On retrouve cette dualité dans l’apparence des personnages. Xiao Ji est séduisant, avec sa coiffure rebelle, ses chemises colorées, alors que Bin Bin est habillé de couleurs ternes. Si on pouvait les mélanger, on aurait exactement cette ambivalence dont vous parlez.
Pour moi, Xiao Ji, c’est le monde intérieur de Bin Bin, et Bin Bin, c’est le monde intérieur de Xiao Ji. Chacun d’eux a à la fois une grande exigence, une idée très gourmande de la vie, et en même temps un désespoir total. Et on aperçoit cette ambivalence selon le moment où on les regarde. Ce n’est pas un hasard si j’ai voulu deux personnages masculins. Je pense qu’à eux deux ils donnent une image plus complète de la jeunesse. Ils sont complémentaires, effectivement.
Les rapports physiques entre les personnages sont très peu sensuels, on se touche peu. Bin Bin refuse de se faire masser, il n’embrasse pas son amie. Quant aux baisers de Xiao Ji et Qiao Qiao, ils sont totalement impassibles, même s’ils sont enflammés.
D’abord, cela traduit une réalité. Il ne faut pas oublier que le poids des traditions est encore très fort, même chez les jeunes de 20 ans. Il restreint les gestes, freine l’effusion. Ensuite, c’est lié à une volonté de ma part de rendre ces gestes très abstraits. Les baisers sont très mécaniques, et comme pour faire un contrepoint, j’ai rajouté à chaque fois de la fumée.

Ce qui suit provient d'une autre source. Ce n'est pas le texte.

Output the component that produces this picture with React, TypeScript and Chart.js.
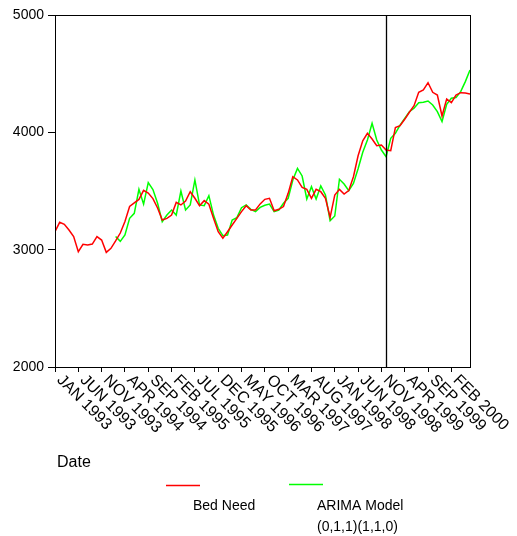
import React, { useEffect, useRef } from "react";
import { Chart, registerables } from "chart.js";

Chart.register(...registerables);

const FONT = "'Liberation Sans', Arial, Helvetica, sans-serif";

// x tick labels, one every 5 months starting at JAN 1993 (index 0)
const tickLabels = [
  "JAN 1993", "JUN 1993", "NOV 1993", "APR 1994", "SEP 1994", "FEB 1995",
  "JUL 1995", "DEC 1995", "MAY 1996", "OCT 1996", "MAR 1997", "AUG 1997",
  "JAN 1998", "JUN 1998", "NOV 1998", "APR 1999", "SEP 1999", "FEB 2000",
];
const tickStep = 5;
const monthCount = 90; // JAN 1993 .. JUN 2000
const forecastStartIndex = 71; // vertical reference line (DEC 1998)

const yTicks = [2000, 3000, 4000, 5000];

const bedNeed = [
  3153, 3233, 3216, 3167, 3111, 2983, 3046, 3040, 3048, 3111,
  3082, 2977, 3011, 3074, 3142, 3240, 3368, 3398, 3428, 3505,
  3482, 3435, 3355, 3253, 3267, 3295, 3403, 3381, 3415, 3494,
  3438, 3375, 3418, 3387, 3267, 3153, 3097, 3153, 3210, 3267,
  3324, 3375, 3338, 3338, 3390, 3429, 3438, 3332, 3344, 3367,
  3480, 3622, 3594, 3531, 3514, 3438, 3514, 3494, 3438, 3276,
  3466, 3514, 3474, 3503, 3622, 3800, 3928, 3991, 3943, 3886,
  3892, 3849, 3844, 4040, 4057, 4111, 4171, 4227, 4341, 4361,
  4423, 4341, 4318, 4139, 4284, 4253, 4318, 4338, 4335, 4327,
];

const arimaModel = [
  null, null, null, null, null, null, null, null, null, null,
  null, null, null, 3113, 3071, 3125, 3267, 3310, 3515, 3388,
  3572, 3512, 3395, 3238, 3295, 3338, 3295, 3500, 3338, 3381,
  3594, 3381, 3375, 3460, 3295, 3182, 3119, 3125, 3253, 3273,
  3358, 3381, 3344, 3324, 3360, 3378, 3389, 3324, 3338, 3395,
  3438, 3594, 3693, 3628, 3432, 3537, 3432, 3543, 3466, 3247,
  3287, 3600, 3560, 3503, 3565, 3690, 3830, 3935, 4077, 3935,
  3849, 3792, 3949, 3991, 4062, 4119, 4176, 4205, 4253, 4256,
  4267, 4233, 4176, 4091, 4239, 4290, 4296, 4347, 4432, 4531,
];

const seriesNames = [["Bed Need"], ["ARIMA Model", "(0,1,1)(1,1,0)"]];
const seriesColors = ["#ff0000", "#00ff00"];
const axisTitle = "Date";

export default function App() {
  const canvasRef = useRef<HTMLCanvasElement>(null);

  useEffect(() => {
    const canvas = canvasRef.current;
    if (!canvas) return;

    const toPoints = (arr: (number | null)[]) =>
      arr.map((v, i) => ({ x: i, y: v }));

    const decorPlugin = {
      id: "decor",
      afterDraw(chart: any) {
        const { ctx, chartArea: ca, scales } = chart;
        const xs = scales.x;
        ctx.save();
        // frame
        ctx.strokeStyle = "#000";
        ctx.lineWidth = 1;
        ctx.strokeRect(
          Math.round(ca.left) + 0.5,
          Math.round(ca.top) + 0.5,
          Math.round(ca.right - ca.left),
          Math.round(ca.bottom - ca.top)
        );
        // reference line
        const vx = Math.round(xs.getPixelForValue(forecastStartIndex)) + 0.5;
        ctx.lineWidth = 1.3;
        ctx.beginPath();
        ctx.moveTo(vx, ca.top);
        ctx.lineTo(vx, ca.bottom);
        ctx.stroke();

        // rotated x tick labels
        ctx.fillStyle = "#000";
        ctx.font = `16px ${FONT}`;
        ctx.textAlign = "left";
        ctx.textBaseline = "top";
        tickLabels.forEach((t, i) => {
          const px = xs.getPixelForValue(i * tickStep);
          ctx.save();
          ctx.translate(px + 10, ca.bottom + 5);
          ctx.rotate(Math.PI / 4);
          ctx.fillText(t, 0, 0);
          ctx.restore();
        });

        // axis title
        ctx.font = `16px ${FONT}`;
        ctx.textBaseline = "alphabetic";
        ctx.fillText(axisTitle, 57, 467);

        // legend
        const legendLineX = [166, 289];
        const legendLineY = [485.5, 484.5];
        const legendTextX = [193, 317];
        ctx.font = `14px ${FONT}`;
        chart.data.datasets.forEach((ds: any, i: number) => {
          ctx.strokeStyle = ds.borderColor;
          ctx.lineWidth = 1.3;
          ctx.beginPath();
          ctx.moveTo(legendLineX[i], legendLineY[i]);
          ctx.lineTo(legendLineX[i] + 34, legendLineY[i]);
          ctx.stroke();
          seriesNames[i].forEach((line, j) => {
            ctx.fillText(line, legendTextX[i], 509.5 + j * 21.5);
          });
        });
        ctx.restore();
      },
    };

    const chart = new Chart(canvas, {
      type: "line",
      data: {
        datasets: [
          {
            label: seriesNames[0].join(" "),
            data: toPoints(bedNeed),
            borderColor: seriesColors[0],
            backgroundColor: seriesColors[0],
            borderWidth: 1.5,
            pointRadius: 0,
            tension: 0,
          },
          {
            label: seriesNames[1].join(" "),
            data: toPoints(arimaModel),
            borderColor: seriesColors[1],
            backgroundColor: seriesColors[1],
            borderWidth: 1.5,
            pointRadius: 0,
            tension: 0,
            spanGaps: false,
          },
        ],
      },
      options: {
        animation: false,
        responsive: false,
        devicePixelRatio: 1,
        layout: { padding: { top: 15, right: 47, left: 0, bottom: 0 } },
        plugins: {
          legend: { display: false },
          tooltip: { enabled: false },
        },
        scales: {
          x: {
            type: "linear",
            min: 0,
            max: monthCount - 1,
            afterBuildTicks: (scale: any) => {
              scale.ticks = tickLabels.map((_, i) => ({ value: i * tickStep }));
            },
            afterFit: (scale: any) => {
              scale.height = 169;
            },
            ticks: { display: false },
            grid: {
              drawOnChartArea: false,
              drawTicks: true,
              tickLength: 5,
              color: "#000",
            },
            border: { display: true, color: "#000", width: 1 },
          },
          y: {
            type: "linear",
            min: yTicks[0],
            max: yTicks[yTicks.length - 1],
            afterBuildTicks: (scale: any) => {
              scale.ticks = yTicks.map((v) => ({ value: v }));
            },
            afterFit: (scale: any) => {
              scale.width = 55;
            },
            ticks: {
              color: "#000",
              font: { family: FONT, size: 14 },
              padding: 4,
              callback: (v: any) => String(v),
            },
            grid: {
              drawOnChartArea: false,
              drawTicks: true,
              tickLength: 7,
              color: "#000",
            },
            border: { display: true, color: "#000", width: 1 },
          },
        },
      },
      plugins: [decorPlugin],
    });

    return () => chart.destroy();
  }, []);

  return (
    <div style={{ position: "fixed", left: 0, top: 0, width: 517, height: 536, background: "#fff" }}>
      <canvas ref={canvasRef} width={517} height={536} style={{ display: "block" }} />
    </div>
  );
}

Quand deux personnages se déchirent, comme dans la scène du bus par exemple, j’ai traité ces situations comme des chorégraphies un peu mécaniques, répétitives. Je ne sais pas vraiment pourquoi, mais j’ai ressenti ce besoin.
A propos de fumée, ce qui lie Platform et Plaisirs inconnus, c’est l’importance du tabac.
Oui, c’est permanent. Le tabac symbolise la continuité d’un sentiment qui se transmet de générations en générations. Nous formons un peuple qui a toujours vécu dans l’incertitude, l’intranquillité.. La cigarette, c’est l’expression de ce sentiment. L’inquiétude est notre héritage.